LONDON: "People are struggling to remember an era when it was this difficult. We've gone through what it was like in the 1990s, the 80s and the 70s, so expressions like 'living memory' start to apply," says Jeremy Penn, the chief executive of the Baltic Exchange in London. The exchange has set shipping rates for more than two and a half centuries but the situation its members face is grim. "Ship owners are facing the tough decision of whether to just drop anchor and hope it gets better," he says.
Fears about the global economy have seen the Baltic Dry Index fall more than 20pc this year, to its lowest level since records began in 1985. The Baltic Dry, compiled by the exchange, is an indicator of the cost of shipping dry bulk goods such as coal, iron ore and grains and finished goods such as steel. It is renowned for predicting the world's financial fortunes.
The immediate problem has been the slowing of the Chinese economy. But much of the pain is self-inflicted. Shipping has undergone massive growth, fuelled by cheap debt and steady demand.
The world fleet doubled between 2010 and 2013. At the same time, China doubled its shipyard capacity and took huge orders for new ships as it sought to control the commodities trade. "The dry cargo market was used to growth approaching 10pc for quite a few years on the trot," says James Kidwell, chief executive of London-listed broker Braemar Shipping. "All of a sudden you've hit a market that's gone flat. If you've got more ships than there are cargos, then freight rates are going to be weak - it's that simple." The impact on profits has been drastic. The average charter rate for the largest, Capesize vessels - so-called because they are too big for the Panama canal and have to round Cape Horn - has fallen to around $2,700 per day. They had traded between $15,000 and $25,000 during the past two years, and briefly touched $250,000 during the mania of 2008, according to Penn. Many trips are now loss-making as the cost of running a Capesize vessel, of up to 340m in length, can be $7,500 dollars a day.
Drowning in debt
In a normal market the rational decision would be to remove loss-making ships, but this is anything but normal. World shipping is drowning in debt. Ship owners who have financed their fleets with 60pc debt and 40pc equity have seen that equity become worthless, says Kidwell. The banks that provided the debt won't pull the plug as they would be forced to recognise the losses. They accept that they won't have debt service, and must wait and see if the owner can survive until the market recovers.

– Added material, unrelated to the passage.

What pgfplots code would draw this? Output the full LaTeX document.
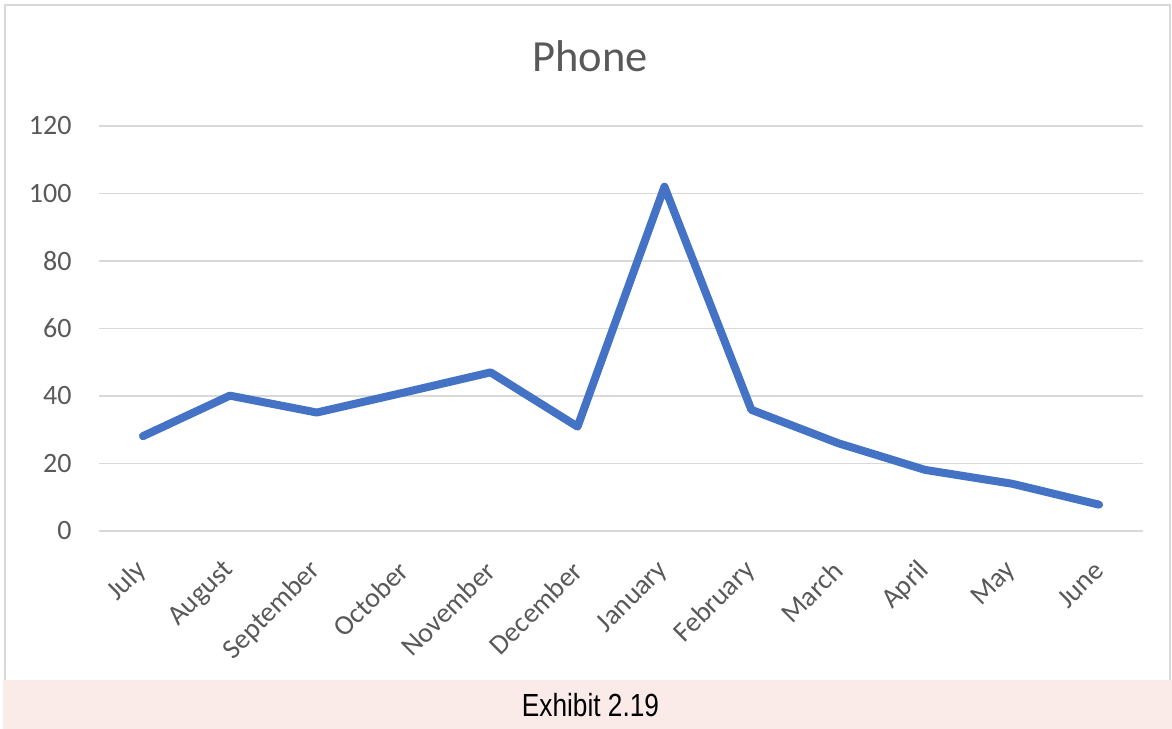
\documentclass[border=0pt]{standalone}
\usepackage{pgfplots}
\pgfplotsset{compat=1.18}
\usepackage{fontspec}
\setmainfont{Carlito}
\newfontfamily\narrow[FakeStretch=0.82]{Liberation Sans}
\definecolor{linecol}{HTML}{4472C4}
\definecolor{gridcol}{HTML}{D9D9D9}
\definecolor{txtcol}{HTML}{595959}
\definecolor{footcol}{HTML}{FAEBE8}
\definecolor{bordcol}{HTML}{D9D9D9}
\begin{document}
\begin{tikzpicture}
\useasboundingbox (0pt,0pt) rectangle (468.8pt,291.6pt);
\fill[white] (0pt,0pt) rectangle (468.8pt,291.6pt);
\draw[bordcol, line width=0.8pt] (2pt,19.6pt) -- (2pt,289.6pt) -- (468pt,289.6pt) -- (468pt,19.6pt);
\fill[footcol] (1.2pt,0pt) rectangle (468.8pt,19.6pt);
\node[anchor=base, inner sep=0pt, text=black] at (236.2pt,4.8pt) {\fontsize{12.8pt}{14pt}\selectfont\narrow Exhibit 2.19};
\node[anchor=base, inner sep=0pt, text=txtcol] at (236pt,262.8pt) {\fontsize{17.8pt}{20pt}\selectfont Phone};
\begin{axis}[
  at={(39.8pt,79.2pt)}, anchor=south west,
  scale only axis, width=417.2pt, height=162pt,
  xmin=-0.5, xmax=11.5, ymin=0, ymax=120,
  xtick={0,...,11},
  xticklabels={July,August,September,October,November,December,January,February,March,April,May,June},
  ytick={0,20,40,60,80,100,120},
  /pgf/number format/assume math mode=true,
  axis line style={draw=none},
  major tick length=0pt,
  tick style={draw=none},
  ymajorgrids,
  grid style={gridcol, line width=0.75pt},
  ticklabel style={text=txtcol, font=\fontsize{11.2pt}{13pt}\selectfont},
  yticklabel style={anchor=east, inner sep=0pt, xshift=-11pt},
  xticklabel style={rotate=45, anchor=east, inner sep=0pt},
  xticklabel shift=14pt,
  clip=false,
]
\addplot[linecol, line width=3.2pt, line join=round, line cap=round] coordinates {
 (0,28.1) (1,40.1) (2,35.1) (3,41) (4,47) (5,30.9) (6,102) (7,35.9) (8,26) (9,18.1) (10,14) (11,7.8)
};
\end{axis}
\end{tikzpicture}
\end{document}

"What is damaging shipping is a zombie fleet, which accepts freight at maverick prices just to keep going," says Kidwell. A zombie ship is one that can make some contribution to interest payments on its debts, but has no hope of repaying the capital. The situation might be about to get a lot worse. The calculation of loan repayments and interest depend on the expected value of a ship at the end of the loan. Kidwell says a five-year old Capesize vessel was sold for $19m in recent weeks, 40pc below the normal listing price, and less than half the $48m cost of a new ship. The collapse in prices for second-hand vessels will blow a hole in the balance sheet of any bank or individual sitting on those loans. The UK may no longer be a huge player in the ownership of fleets, but RBS is one British bank with total loan exposure of pounds 8.3bn and Lloyds bank also provides finance. London is still the centre of the world for ship broking through companies such as the FTSE 250-listed Clarkson and the smaller Braemar. It retains is position as a centre for marine insurance with Lloyd's of London writing pounds 2.1bn in gross written premiums in 2014.
The glut of oil has led to one of the busiest tanker markets for years. But the wider outlook remains bleak for owners. At some stage they will have to take their ships out of the market. This will be a slow process, warns Penn. In the old days you could lay up ships fairly easily but with all the technology and electronics on board now it is much more difficult. "We haven't seen that cold lay-up that we have seen in past recessions," he said. "Ship owners and people who are still in the market presumably still think there is hope, and that the market turnaround will come before they are completely desperate. But there is widespread depression."